Konsekuensi Mengabaikan Kewajiban Pajak:
Mengabaikan kewajiban perpajakan dapat berakibat fatal bagi pelaku bisnis online. Konsekuensinya antara lain:
-
Sanksi administrasi: Terlambat membayar pajak atau tidak melaporkan penghasilan akan dikenakan sanksi berupa denda administrasi. Besaran denda bervariasi tergantung pada jenis pajak, jumlah pajak yang terutang, dan lamanya keterlambatan.
-
Sanksi pidana: Dalam kasus pelanggaran yang berat, seperti penggelapan pajak atau pemalsuan dokumen pajak, pelaku bisnis dapat dikenakan sanksi pidana berupa kurungan penjara dan denda yang cukup besar.
-
Gugatan perdata: Otoritas pajak dapat menuntut pembayaran pajak yang terutang beserta sanksi dan bunga. Hal ini dapat mengakibatkan kerugian finansial yang signifikan bagi pelaku bisnis.
-
Kerusakan reputasi: Terlibat dalam kasus perpajakan dapat merusak reputasi bisnis dan menurunkan kepercayaan pelanggan.

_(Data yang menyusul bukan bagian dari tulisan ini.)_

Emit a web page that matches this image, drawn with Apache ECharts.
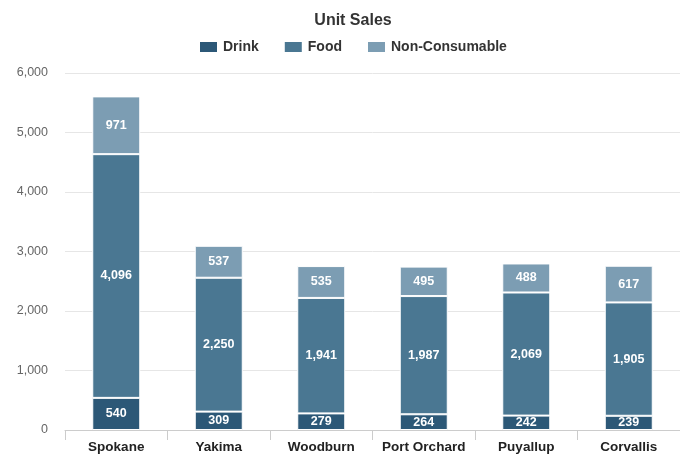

Langkah-langkah untuk Mematuhi Kewajiban Pajak:
Untuk menghindari masalah hukum dan menjalankan bisnis online dengan tertib, berikut beberapa langkah yang dapat dilakukan:
-
Mendaftar sebagai wajib pajak: Daftarkan usaha Anda sebagai wajib pajak di kantor pelayanan pajak (KPP) terdekat. Nomor Pokok Wajib Pajak (NPWP) merupakan syarat mutlak untuk menjalankan bisnis secara legal dan melaporkan pajak.
-
Mencatat semua transaksi: Catat semua transaksi penjualan dan pengeluaran secara rapi dan sistematis. Pembukuan yang baik akan memudahkan dalam menghitung kewajiban pajak.
-
Memilih skema perpajakan yang tepat: Pilih skema perpajakan yang sesuai dengan jenis dan skala usaha Anda. Konsultasikan dengan konsultan pajak untuk mendapatkan saran yang tepat.
-
Membayar pajak tepat waktu: Bayar pajak tepat waktu untuk menghindari sanksi administrasi. Manfaatkan berbagai fasilitas pembayaran pajak yang tersedia, seperti melalui bank, ATM, atau aplikasi perbankan.
-
Menggunakan jasa konsultan pajak: Jika merasa kesulitan dalam mengelola perpajakan, gunakan jasa konsultan pajak yang berpengalaman. Konsultan pajak dapat membantu Anda dalam menghitung kewajiban pajak, menyusun laporan pajak, dan menghadapi pemeriksaan pajak.
Kesimpulan:
Mitos tentang pelaku bisnis online yang bebas pajak adalah anggapan yang sangat berbahaya dan dapat berakibat fatal. Setiap pelaku bisnis online, terlepas dari skala dan jenis usahanya, wajib mematuhi peraturan perpajakan yang berlaku. Ketidaktahuan bukanlah alasan untuk menghindari kewajiban pajak. Dengan memahami kewajiban perpajakan dan mematuhinya dengan baik, pelaku bisnis online dapat menjalankan usahanya dengan tenang dan berkontribusi pada pembangunan negara. Membangun bisnis yang sukses tidak hanya tentang profitabilitas, tetapi juga tentang kepatuhan hukum dan tanggung jawab sosial. Mari bersama-sama membangun ekosistem bisnis online yang sehat dan berkelanjutan di Indonesia.